A new study by 360i, which involved asking both Google Assistant and Amazon Alexa a set of 3,000 questions, showed that Google’s virtual assistant was six times smarter than Amazon’s voice assistant. GA was able to answer an impressive 72 percent of the questions posed, while Alexa only managed a modest 13 percent.
On the one hand, it’s unfair to pit GA against Alexa simply because their roots are different. While Google Assistant has years of research, experience and dedicated resources behind it, Alexa is a relatively new AI entity with little more than voice commands holding it up.
On the other hand, it’s more than fair to pit the one against the other because, at the end of the day, they’re both competing in the aggressive consumer electronics market for essentially the same potential users. That makes them equal in the consumer’s eyes, which is what matters in the end.
The question of which one is superior essentially boils down to which of their functions you’re talking about. GA is superior in terms of contextual knowledge because of Google’s Knowledge Graph, but Alexa’s reach is wide across specific functions, and deep into Amazon’s retail portfolio.
Both are great. If you want a conversation partner, then Google Assistant will probably be better; but if you’re looking for a large library of specific actions that can be performed with voice commands, Alexa comes out on top with its 10,000+ skills.
In the future, one of two scenarios could be played out.
On the one hand, things could even out over a period of time as Alexa evolves. After all, AI systems are typically based on the same mechanisms such as machine learning, natural language processing and so on. At some point in the future, AI systems will have to evolve to a globally set standard that hasn’t been defined yet. A sort of AI performance benchmark that consumer-centric and enterprise-centric AI products must adhere to.
On the other hand, we could see various AI systems occupy and start to dominate niche spaces. Alexa would possibly dominate the voice shopping space in smart homes, for example, while Google Assistant might evolve into a deep well of information accessible on multiple consumer devices.
There will, naturally, be a lot of overlapping skill sets between various voice-based AI systems. But that could be a good thing, where a particular voice assistant is highly skilled in one specific area but functionally sound in other areas.

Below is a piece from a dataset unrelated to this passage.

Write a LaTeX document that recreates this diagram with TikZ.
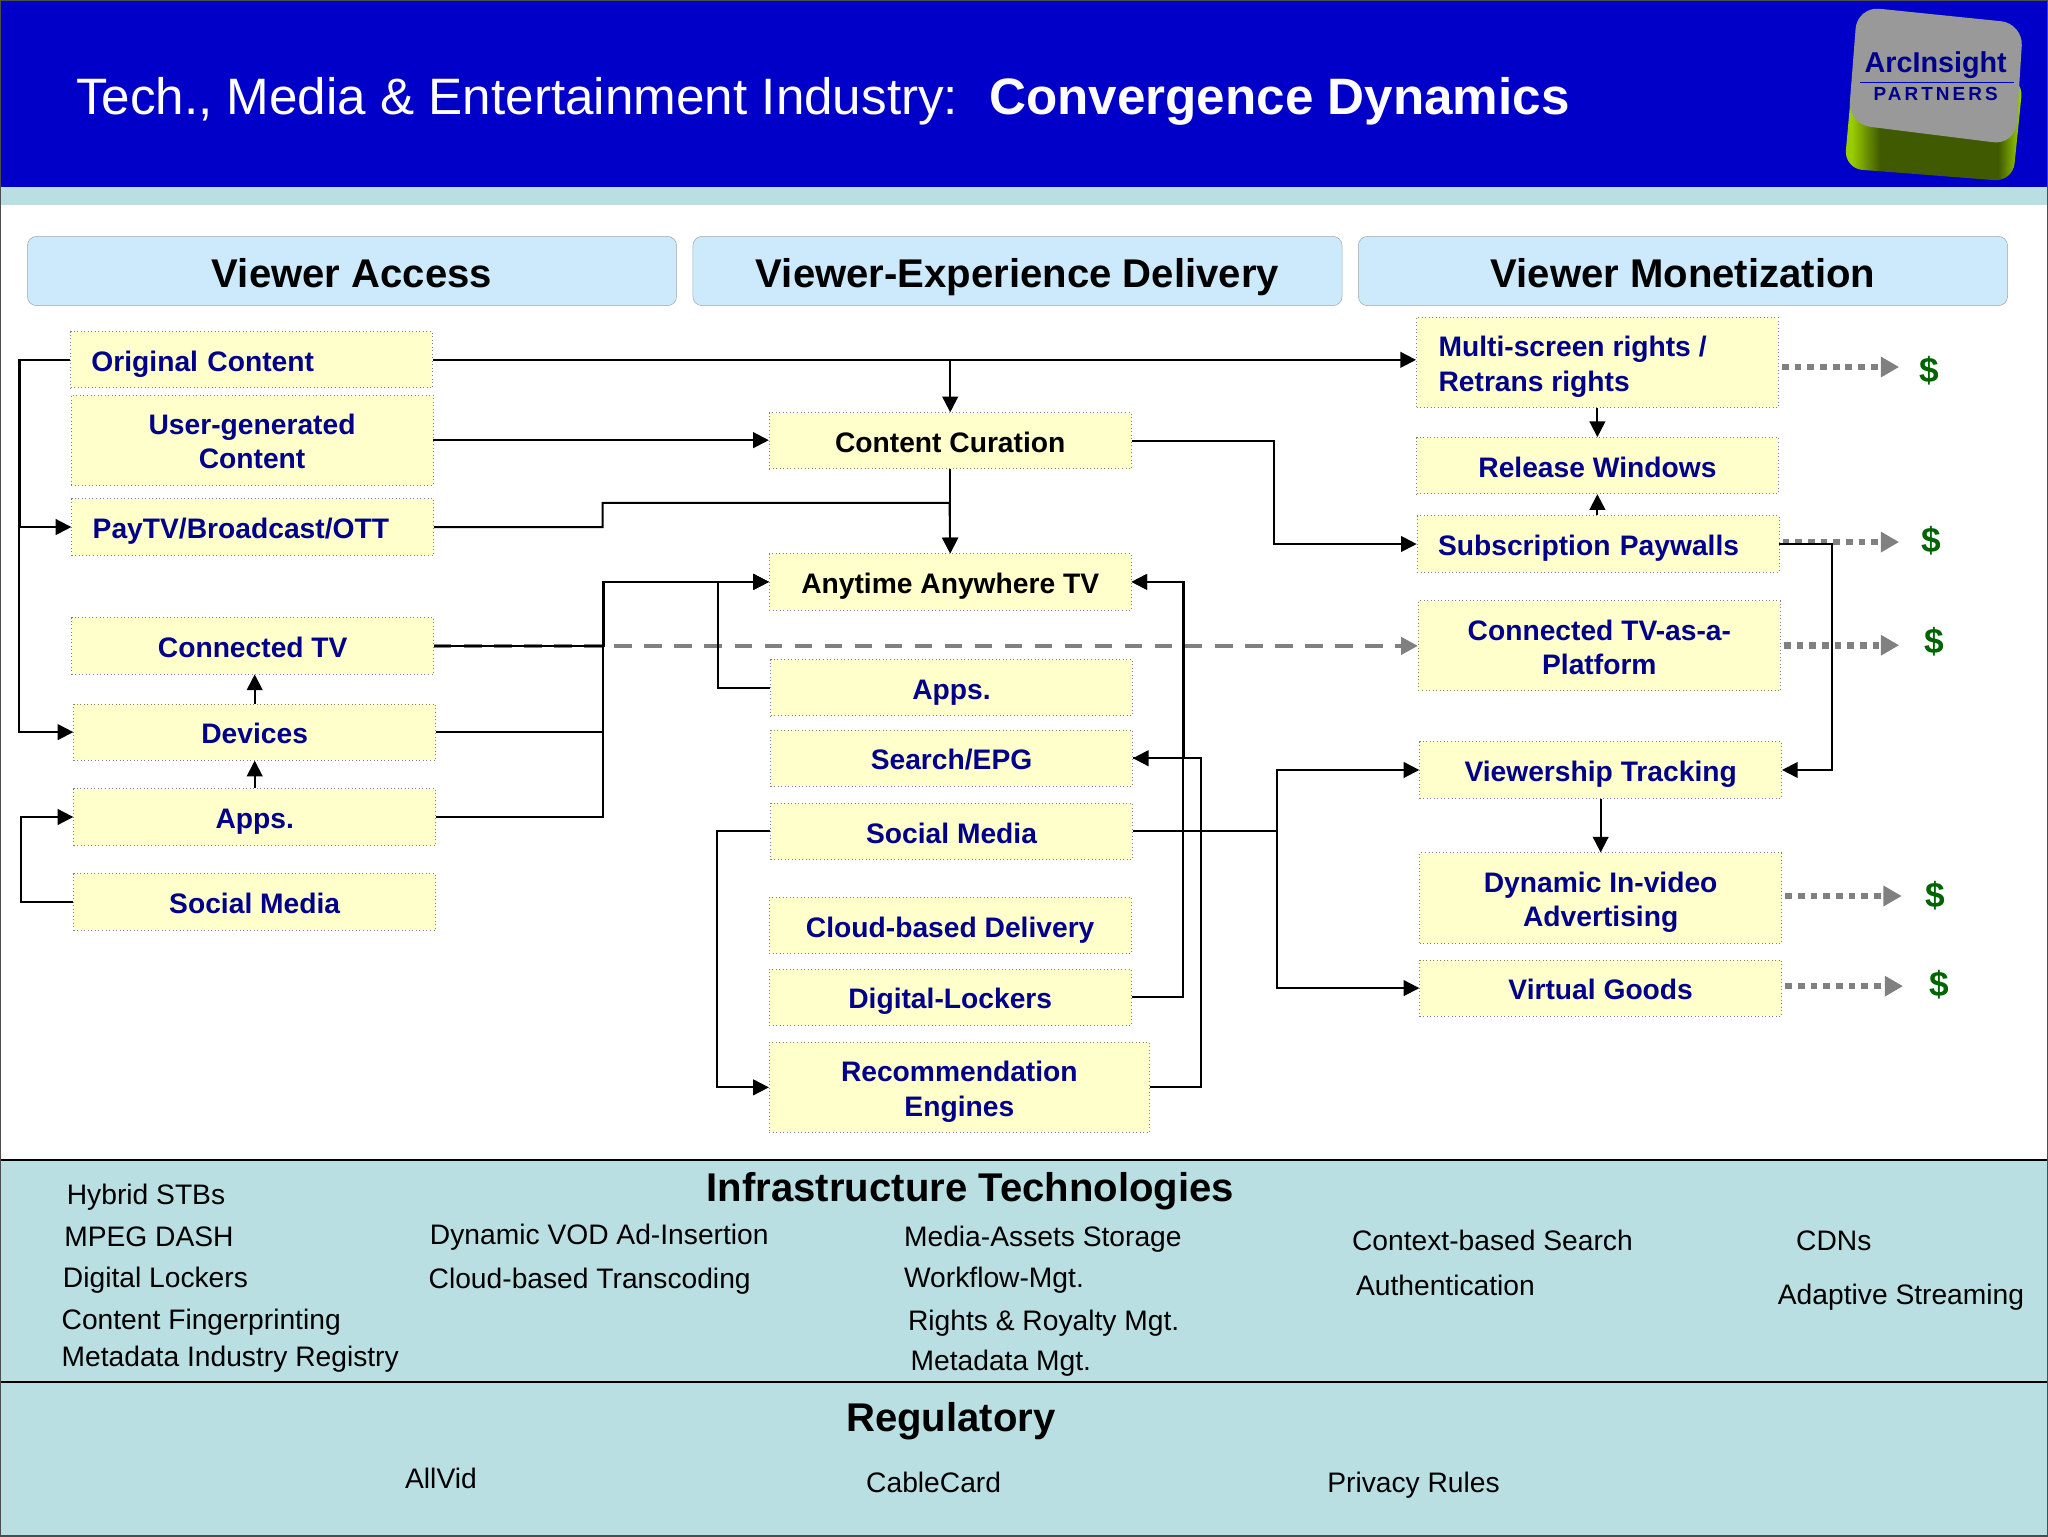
\documentclass[tikz,border=0pt]{standalone}
\usepackage{fontspec}
\setmainfont{Liberation Sans}
\usetikzlibrary{arrows.meta}
\definecolor{titleblue}{HTML}{0000C8}
\definecolor{stripcol}{HTML}{B9DFE2}
\definecolor{headcol}{HTML}{CCEAFB}
\definecolor{boxcol}{HTML}{FFFFCC}
\definecolor{navytext}{HTML}{00008B}
\definecolor{dollarcol}{HTML}{006400}
\definecolor{flowgray}{HTML}{808080}
\definecolor{logolime}{HTML}{9ACD00}
\definecolor{logodark}{HTML}{3F5A00}
\pgfdeclarehorizontalshading{logoshade}{100bp}{color(0bp)=(logolime); color(27bp)=(logolime); color(35bp)=(logodark); color(68bp)=(logodark); color(74bp)=(logolime); color(100bp)=(logolime)}
\newcommand{\boxstrut}{\rule[-6pt]{0pt}{30pt}}
\tikzset{
	yellowbox/.style = {draw = flowgray, dotted, line width = 0.7pt, fill = boxcol, text = navytext, align = center, font = \fontsize{21.6}{26.2}\selectfont\bfseries, minimum width = 277pt, minimum height = 43pt, inner sep = 0pt, execute at begin node = \boxstrut, execute at end node = \boxstrut},
	tallbox/.style = {yellowbox, minimum height = 69pt, execute at begin node = {}, execute at end node = {}, text height = 44pt, text depth = 0pt},
	leftbox/.style = {text width = 245pt, align = left},
	headbox/.style = {draw = gray!70, rounded corners = 7pt, fill = headcol, minimum width = 497pt, minimum height = 53pt, inner sep = 0pt, text height = 27pt, text depth = 2pt, font = \fontsize{30.7}{36}\selectfont\bfseries},
	band/.style = {draw = black, line width = 1.2pt, fill = stripcol},
	bandhead/.style = {font = \fontsize{30.7}{36}\selectfont\bfseries, inner sep = 0pt, text height = 28pt, text depth = 6pt},
	tech/.style = {anchor = west, inner sep = 0pt, text height = 18pt, text depth = 3pt, font = \fontsize{21.6}{26}\selectfont},
	flow/.style = {draw = black, line width = 1.5pt, -{Triangle[length = 12pt, width = 12pt]}},
	plain/.style = {draw = black, line width = 1.5pt},
	dash flow/.style = {draw = flowgray, line width = 3.4pt, dash pattern = on 13.3pt off 9.7pt, -{Triangle[length = 13pt, width = 13pt]}},
	money/.style = {draw = flowgray, line width = 5pt, dash pattern = on 5.2pt off 4.5pt, shorten <= 2.5pt, -{Triangle[length = 14pt, width = 15pt]}},
	dollar/.style = {text = dollarcol, inner sep = 0pt, font = \fontsize{27}{31}\selectfont\bfseries}
}
\begin{document}
\begin{tikzpicture}[x = 1pt, y = -1pt]
	\useasboundingbox (0,0) rectangle (1568,1176);

	% title bar
	\fill [white] (0,0) rectangle (1568,1176);
	\fill [titleblue] (0,0) rectangle (1568,143);
	\fill [stripcol] (0,143) rectangle (1568,157);
	\node (title)[anchor = west, text = white, inner sep = 0pt, text height = 28pt, text depth = 0pt, font = \fontsize{39.2}{44}\selectfont] at (58,74) {Tech., Media \& Entertainment Industry:\ \ \hspace{2pt}\textbf{Convergence Dynamics}};

	% logo
	\draw [draw = none, rounded corners = 14pt, shading = logoshade]
		(1420,40) -- (1412,129) -- (1541,139) -- (1549,60) -- cycle;
	\fill [gray!80!white, rounded corners = 17pt] (1422,5) -- (1549,18) -- (1543,111) -- (1415,95) -- cycle;
	\node (arc)[text = navytext, inner sep = 0pt, font = \fontsize{22}{26}\selectfont\bfseries] at (1482,50) {ArcInsight};
	\node (partners)[text = navytext, inner sep = 0pt, font = \fontsize{14.5}{17}\selectfont\bfseries\addfontfeature{LetterSpace = 16}] at (1482,72) {PARTNERS};
	\draw [titleblue, line width = 1pt] (1424,63) -- (1542,63);

	% column heads
	\node (access)[headbox] at (269.5,207.5) {Viewer Access};
	\node (delivery)[headbox] at (779,207.5) {Viewer-Experience Delivery};
	\node (monet)[headbox] at (1288.5,207.5) {Viewer Monetization};

	% lower bands
	\draw [band] (-1,888) rectangle (1569,1058);
	\draw [band] (-1,1058) rectangle (1569,1177);
	\node (infra)[bandhead] at (743,909) {Infrastructure Technologies};
	\node (regul)[bandhead] at (728,1085) {Regulatory};

	\node (t1)[tech] at (51,915) {Hybrid STBs};
	\node (t2)[tech] at (49,947) {MPEG DASH};
	\node (t3)[tech] at (48,978) {Digital Lockers};
	\node (t4)[tech] at (47,1010) {Content Fingerprinting};
	\node (t5)[tech] at (47,1039) {Metadata Industry Registry};
	\node (t6)[tech] at (329,945) {Dynamic VOD Ad-Insertion};
	\node (t7)[tech] at (328,979) {Cloud-based Transcoding};
	\node (t8)[tech] at (692,947) {Media-Assets Storage};
	\node (t9)[tech] at (692,978) {Workflow-Mgt.};
	\node (t10)[tech] at (695,1011) {Rights \& Royalty Mgt.};
	\node (t11)[tech] at (697,1042) {Metadata Mgt.};
	\node (t12)[tech] at (1035,950) {Context-based Search};
	\node (t13)[tech] at (1038,984) {Authentication};
	\node (t14)[tech] at (1375,950) {CDNs};
	\node (t15)[tech] at (1361,991) {Adaptive Streaming};
	\node (r1)[tech] at (310,1132) {AllVid};
	\node (r2)[tech] at (663,1135) {CableCard};
	\node (r3)[tech] at (1016,1135) {Privacy Rules};

	% left column
	\node (orig)[yellowbox, leftbox] at (192.5,275.5) {Original Content};
	\node (ugc)[tallbox] at (193,337) {User-generated\\Content};
	\node (pay)[yellowbox, leftbox] at (193.5,403.5) {PayTV/Broadcast/OTT};
	\node (ctv)[yellowbox] at (193.5,494.5) {Connected TV};
	\node (dev)[yellowbox] at (195,560.5) {Devices};
	\node (apps)[yellowbox] at (195,625.5) {Apps.};
	\node (soc)[yellowbox] at (195,690.5) {Social Media};

	% middle column
	\node (cur)[yellowbox, text = black] at (727.5,337.5) {Content Curation};
	\node (any)[yellowbox, text = black] at (727.5,445.5) {Anytime Anywhere TV};
	\node (appsb)[yellowbox] at (728.5,526.5) {Apps.};
	\node (search)[yellowbox] at (728.5,580.5) {Search/EPG};
	\node (socb)[yellowbox] at (728.5,636.5) {Social Media};
	\node (cloud)[yellowbox] at (727.5,708.5) {Cloud-based Delivery};
	\node (lock)[yellowbox] at (727.5,763.5) {Digital-Lockers};
	\node (rec)[tallbox, minimum width = 291pt] at (734.5,832.5) {Recommendation\\Engines};

	% right column
	\node (multi)[tallbox, align = left] at (1223,277.5) {Multi-screen rights /\rule{38pt}{0pt}\\Retrans rights};
	\node (rel)[yellowbox] at (1223,356.5) {Release Windows};
	\node (sub)[yellowbox, leftbox] at (1223.5,416.5) {Subscription Paywalls};
	\node (plat)[tallbox] at (1224.5,494.5) {Connected TV-as-a-\\Platform};
	\node (track)[yellowbox] at (1225.5,589.5) {Viewership Tracking};
	\node (dyn)[tallbox] at (1225.5,687.5) {Dynamic In-video\\Advertising};
	\node (virt)[yellowbox] at (1225.5,756.5) {Virtual Goods};

	% dollars
	\node (d1)[dollar] at (1477,284) {\$};
	\node (d2)[dollar] at (1479,414) {\$};
	\node (d3)[dollar] at (1481,491) {\$};
	\node (d4)[dollar] at (1482,686) {\$};
	\node (d5)[dollar] at (1485,754) {\$};
	\coordinate (e1) at (1454,281);
	\coordinate (e2) at (1454,415);
	\coordinate (e3) at (1454,494);
	\coordinate (e4) at (1456,686);
	\coordinate (e5) at (1457,755);

	\draw [money] (multi.east |- e1) -- (e1);
	\draw [money] (sub.east |- e2) -- (e2);
	\draw [money] (plat.east |- e3) -- (e3);
	\draw [money] (dyn.east |- e4) -- (e4);
	\draw [money] (virt.east |- e5) -- (e5);

	\draw [dash flow] (ctv.east) -- (ctv.east -| plat.west);

	% left column links
	\draw [flow] (orig.west) -- ++(-39,0) |- (dev.west);
	\draw [flow] (orig.west -| 15,0) |- (pay.west);
	\draw [flow] (dev.north) -- (dev.north |- ctv.south);
	\draw [flow] (apps.north) -- (dev.south);
	\draw [flow] (soc.west) -- ++(-40,0) |- (apps.west);

	% to the middle and right columns
	\draw [flow] (orig.east) -- (orig.east -| multi.west);
	\draw [flow] (orig.east -| cur.north) -- (cur.north);
	\draw [flow] (ugc.east) -- (ugc.east -| cur.west);
	\draw [flow] (cur.south) -- (any.north);
	\draw [flow] (pay.east) -- ++(129,0) |- (727,385) -- (any.north);
	\draw [flow] (ctv.east) -- ++(130,0) |- (any.west);
	\draw [plain] (dev.east) -- ++(128,0) -- ++(0,-66);
	\draw [flow] (apps.east) -- ++(128,0) |- (any.west);
	\draw [flow] (appsb.west) -- ++(-40,0) |- (any.west);
	\draw [flow] (lock.east) -- ++(39.5,0) |- (any.east);
	\draw [flow] (search.east) -- ++(39.5,0) |- (any.east);
	\draw [flow] (rec.east) -- ++(39,0) |- (search.east);
	\draw [flow] (socb.west) -- ++(-41,0) |- (rec.west);
	\draw [flow] (socb.east) -- ++(110,0) |- (track.west);
	\draw [flow] (socb.east) -- ++(110,0) |- (virt.west);
	\draw [flow] (cur.east) -- ++(109,0) |- (sub.west);

	% right column links
	\draw [flow] (multi.south) -- (rel.north);
	\draw [flow] (sub.north -| rel.south) -- (rel.south);
	\draw [flow] (sub.east) -- ++(40,0) |- (track.east);
	\draw [flow] (track.south) -- (dyn.north);

	\draw [draw = black!70, line width = 1pt] (0,0) rectangle (1568,1176);
\end{tikzpicture}
\end{document}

The voice-controlled AI entity space is still in very early stages, so much of this is based on assumptions about the future. But the key drivers that will set the direction of evolution are consumer demand and progress in AI research.
As long as these two go hand in hand, we will continue to see new capabilities and, more importantly, a movement toward a global standard of sorts for performance, with respect to consumer applications. And we’ll be seeing that from Google Assistant, Amazon Alexa, Microsoft Cortana and possibly even Apple Siri and Samsung Bixby if we’re lucky.